WHAT THE TASK ASKS
Copy the listing verbatim, excluding any images found in it.

══════

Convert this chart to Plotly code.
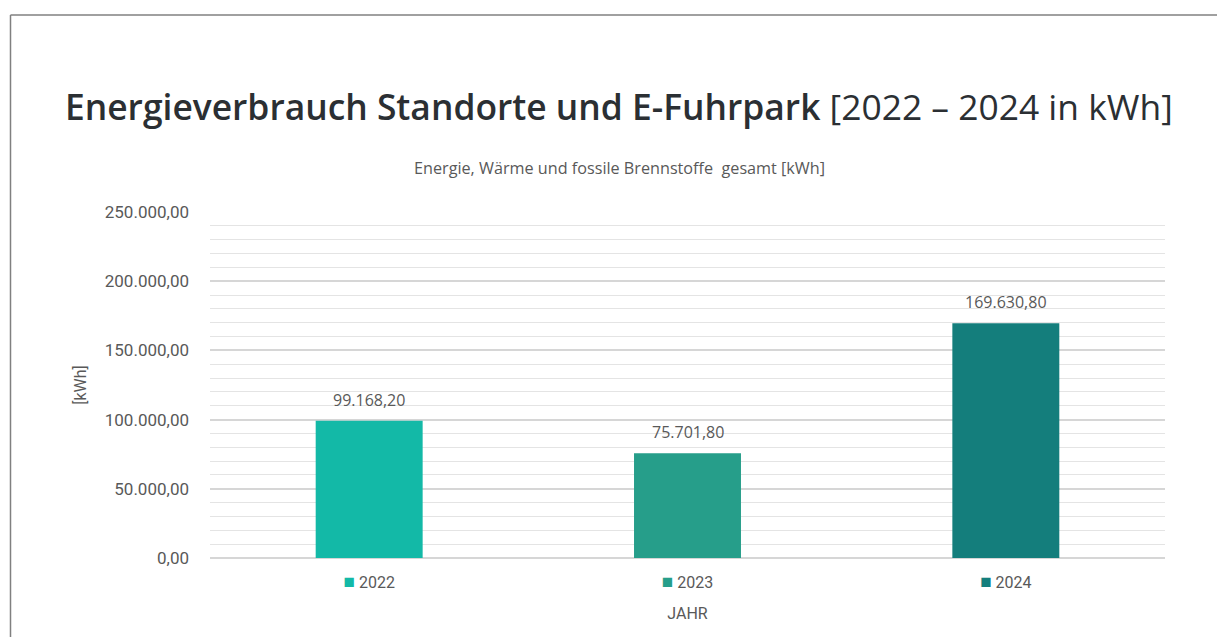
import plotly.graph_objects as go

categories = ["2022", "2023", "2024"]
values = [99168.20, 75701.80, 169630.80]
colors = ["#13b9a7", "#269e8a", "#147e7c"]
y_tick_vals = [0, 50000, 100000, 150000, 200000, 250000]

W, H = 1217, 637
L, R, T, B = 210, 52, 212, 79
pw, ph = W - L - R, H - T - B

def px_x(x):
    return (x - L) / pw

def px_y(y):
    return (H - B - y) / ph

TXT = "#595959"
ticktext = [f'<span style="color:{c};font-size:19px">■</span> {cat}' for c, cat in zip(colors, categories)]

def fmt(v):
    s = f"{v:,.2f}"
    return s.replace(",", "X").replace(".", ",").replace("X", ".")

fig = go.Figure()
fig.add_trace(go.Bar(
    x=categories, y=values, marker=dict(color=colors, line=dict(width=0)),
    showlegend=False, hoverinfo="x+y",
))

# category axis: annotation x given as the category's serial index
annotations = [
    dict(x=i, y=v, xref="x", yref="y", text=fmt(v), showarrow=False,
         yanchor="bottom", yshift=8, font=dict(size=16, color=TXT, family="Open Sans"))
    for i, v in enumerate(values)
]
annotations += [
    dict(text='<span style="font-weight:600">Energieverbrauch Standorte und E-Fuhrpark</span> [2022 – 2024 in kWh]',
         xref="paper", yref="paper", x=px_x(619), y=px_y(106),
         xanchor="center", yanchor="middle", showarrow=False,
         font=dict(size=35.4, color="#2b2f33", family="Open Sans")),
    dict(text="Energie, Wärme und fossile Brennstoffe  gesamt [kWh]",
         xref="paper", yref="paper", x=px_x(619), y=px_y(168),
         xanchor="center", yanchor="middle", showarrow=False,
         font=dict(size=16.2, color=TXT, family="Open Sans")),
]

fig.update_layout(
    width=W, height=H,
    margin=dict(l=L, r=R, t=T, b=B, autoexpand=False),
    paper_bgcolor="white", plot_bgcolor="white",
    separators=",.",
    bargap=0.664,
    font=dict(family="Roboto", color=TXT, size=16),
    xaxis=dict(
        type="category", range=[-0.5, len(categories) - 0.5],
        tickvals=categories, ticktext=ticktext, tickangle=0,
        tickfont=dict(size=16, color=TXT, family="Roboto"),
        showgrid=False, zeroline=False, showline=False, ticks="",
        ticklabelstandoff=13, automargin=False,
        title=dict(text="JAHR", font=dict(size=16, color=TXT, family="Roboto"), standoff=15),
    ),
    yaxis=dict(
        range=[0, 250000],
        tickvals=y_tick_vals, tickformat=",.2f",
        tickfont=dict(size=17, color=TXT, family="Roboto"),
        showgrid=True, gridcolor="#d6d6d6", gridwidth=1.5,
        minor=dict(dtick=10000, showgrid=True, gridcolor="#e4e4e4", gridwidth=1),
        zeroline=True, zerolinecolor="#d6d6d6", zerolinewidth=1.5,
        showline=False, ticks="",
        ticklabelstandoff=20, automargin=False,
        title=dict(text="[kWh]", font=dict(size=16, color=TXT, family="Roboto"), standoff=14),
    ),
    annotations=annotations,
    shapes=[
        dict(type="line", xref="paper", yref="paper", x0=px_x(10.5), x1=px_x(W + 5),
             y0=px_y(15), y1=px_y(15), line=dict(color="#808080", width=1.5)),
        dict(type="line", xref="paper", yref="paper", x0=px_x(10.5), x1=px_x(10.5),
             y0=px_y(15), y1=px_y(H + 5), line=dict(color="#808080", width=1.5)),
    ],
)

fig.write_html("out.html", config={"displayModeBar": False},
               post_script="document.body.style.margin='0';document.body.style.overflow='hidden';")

══════

TASK RESPONSE
Convert this chart to Plotly code.
import plotly.graph_objects as go

categories = ["2022", "2023", "2024"]
values = [99168.20, 75701.80, 169630.80]
colors = ["#13b9a7", "#269e8a", "#147e7c"]
y_tick_vals = [0, 50000, 100000, 150000, 200000, 250000]

W, H = 1217, 637
L, R, T, B = 210, 52, 212, 79
pw, ph = W - L - R, H - T - B

def px_x(x):
    return (x - L) / pw

def px_y(y):
    return (H - B - y) / ph

TXT = "#595959"
ticktext = [f'<span style="color:{c};font-size:19px">■</span> {cat}' for c, cat in zip(colors, categories)]

def fmt(v):
    s = f"{v:,.2f}"
    return s.replace(",", "X").replace(".", ",").replace("X", ".")

fig = go.Figure()
fig.add_trace(go.Bar(
    x=categories, y=values, marker=dict(color=colors, line=dict(width=0)),
    showlegend=False, hoverinfo="x+y",
))

# category axis: annotation x given as the category's serial index
annotations = [
    dict(x=i, y=v, xref="x", yref="y", text=fmt(v), showarrow=False,
         yanchor="bottom", yshift=8, font=dict(size=16, color=TXT, family="Open Sans"))
    for i, v in enumerate(values)
]
annotations += [
    dict(text='<span style="font-weight:600">Energieverbrauch Standorte und E-Fuhrpark</span> [2022 – 2024 in kWh]',
         xref="paper", yref="paper", x=px_x(619), y=px_y(106),
         xanchor="center", yanchor="middle", showarrow=False,
         font=dict(size=35.4, color="#2b2f33", family="Open Sans")),
    dict(text="Energie, Wärme und fossile Brennstoffe  gesamt [kWh]",
         xref="paper", yref="paper", x=px_x(619), y=px_y(168),
         xanchor="center", yanchor="middle", showarrow=False,
         font=dict(size=16.2, color=TXT, family="Open Sans")),
]

fig.update_layout(
    width=W, height=H,
    margin=dict(l=L, r=R, t=T, b=B, autoexpand=False),
    paper_bgcolor="white", plot_bgcolor="white",
    separators=",.",
    bargap=0.664,
    font=dict(family="Roboto", color=TXT, size=16),
    xaxis=dict(
        type="category", range=[-0.5, len(categories) - 0.5],
        tickvals=categories, ticktext=ticktext, tickangle=0,
        tickfont=dict(size=16, color=TXT, family="Roboto"),
        showgrid=False, zeroline=False, showline=False, ticks="",
        ticklabelstandoff=13, automargin=False,
        title=dict(text="JAHR", font=dict(size=16, color=TXT, family="Roboto"), standoff=15),
    ),
    yaxis=dict(
        range=[0, 250000],
        tickvals=y_tick_vals, tickformat=",.2f",
        tickfont=dict(size=17, color=TXT, family="Roboto"),
        showgrid=True, gridcolor="#d6d6d6", gridwidth=1.5,
        minor=dict(dtick=10000, showgrid=True, gridcolor="#e4e4e4", gridwidth=1),
        zeroline=True, zerolinecolor="#d6d6d6", zerolinewidth=1.5,
        showline=False, ticks="",
        ticklabelstandoff=20, automargin=False,
        title=dict(text="[kWh]", font=dict(size=16, color=TXT, family="Roboto"), standoff=14),
    ),
    annotations=annotations,
    shapes=[
        dict(type="line", xref="paper", yref="paper", x0=px_x(10.5), x1=px_x(W + 5),
             y0=px_y(15), y1=px_y(15), line=dict(color="#808080", width=1.5)),
        dict(type="line", xref="paper", yref="paper", x0=px_x(10.5), x1=px_x(10.5),
             y0=px_y(15), y1=px_y(H + 5), line=dict(color="#808080", width=1.5)),
    ],
)

fig.write_html("out.html", config={"displayModeBar": False},
               post_script="document.body.style.margin='0';document.body.style.overflow='hidden';")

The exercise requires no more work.